Riemann injects expire events into the event stream when it doesn't hear from a service for a while. Each event has a TTL that it uses to figure this out. Then of course you can alert on the expired events or take other actions.
How does this tell you that something is missing if it never reported, or that something is no longer meant to exist?
It's true, you can't tell if something is missing if it never reported. I guess it depends on your requirements. In a situation where your workloads are ephemeral you may not care as much if all of your services have reported as long as most have. In the case that something should no longer exist you could write that functionality into your Riemann configuration. As an example, I could write a "dead service" stream processor that is used to inform Riemann that a service should no longer exist. When a "dead service" event is injected into the event stream for a particular service, Riemann will note the dead service and ignore future events from it.
I like Riemann and actually read The Art of Monitoring (https://artofmonitoring.com/) which was a great book. There are two big downsides for me on this one. First, you MUST build your monitoring solution from scratch and you MUST learn Clojure (which can be hard to get a whole team to agree to). Second, there's no alerting dashboard, which makes it difficult to see the overall state of the clusters you're dealing with. The only way you know there's a problem if you get an email. Maybe there's a better way to handle that but I wasn't able to find one.
You can alert via a number of mechanisms: email, PagerDuty, Slack et al, etc (I talk about most of those in Chapter 9).
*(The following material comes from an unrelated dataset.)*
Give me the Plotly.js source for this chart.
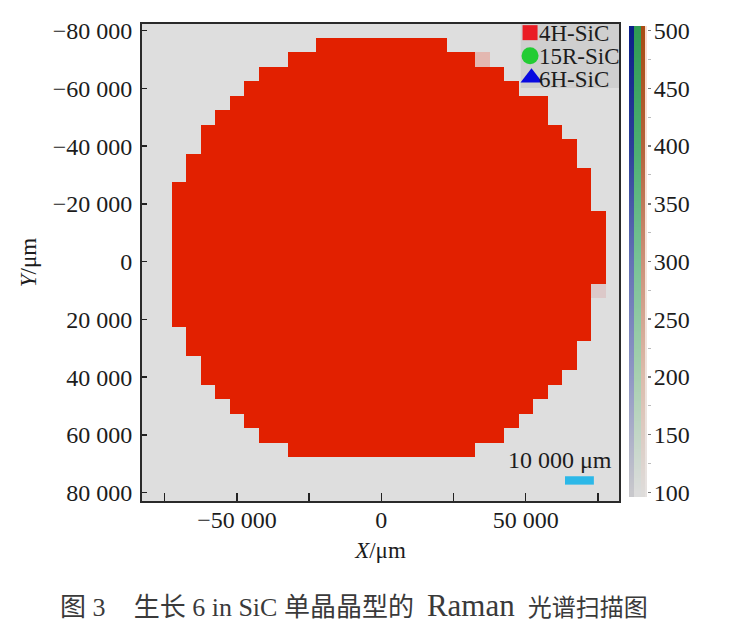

I have never been very keen on alerting dashboards, I find they are rarely actually reviewed and flash red for days or weeks. :) So I only covered metrics/graphing as a console rather than a status console. If you want to add such a console it'd be easy to output Riemann events via an API to such a console.

Glad you enjoyed the book!

> you MUST learn Clojure (which can be hard to get a whole team to agree to)

For any sufficiently advanced monitoring system, you're going to have to learn some form of DSL/language to take advantage of it.

I wouldn't consider this to be a major issue, more part of the irreducible complexity of the problem. The Riemann examples I've seen all seemed pretty readable, and routing alerts is not world away from what you'd be doing in say a Prometheus Alertmanager config; just with S-Expressions against YAML.

It's a major issue for me because of the time investment required to learn the language (functional programming isn't exactly second nature to most programmers) and the need to design the monitoring system from scratch. Instead of an out-of-the-box system you're getting more of a framework which allows you to build one. I actually like Clojure and agree that it is readable as well as fun to learn. But I think with something like Prometheus you do more simple configuration than monitoring system design.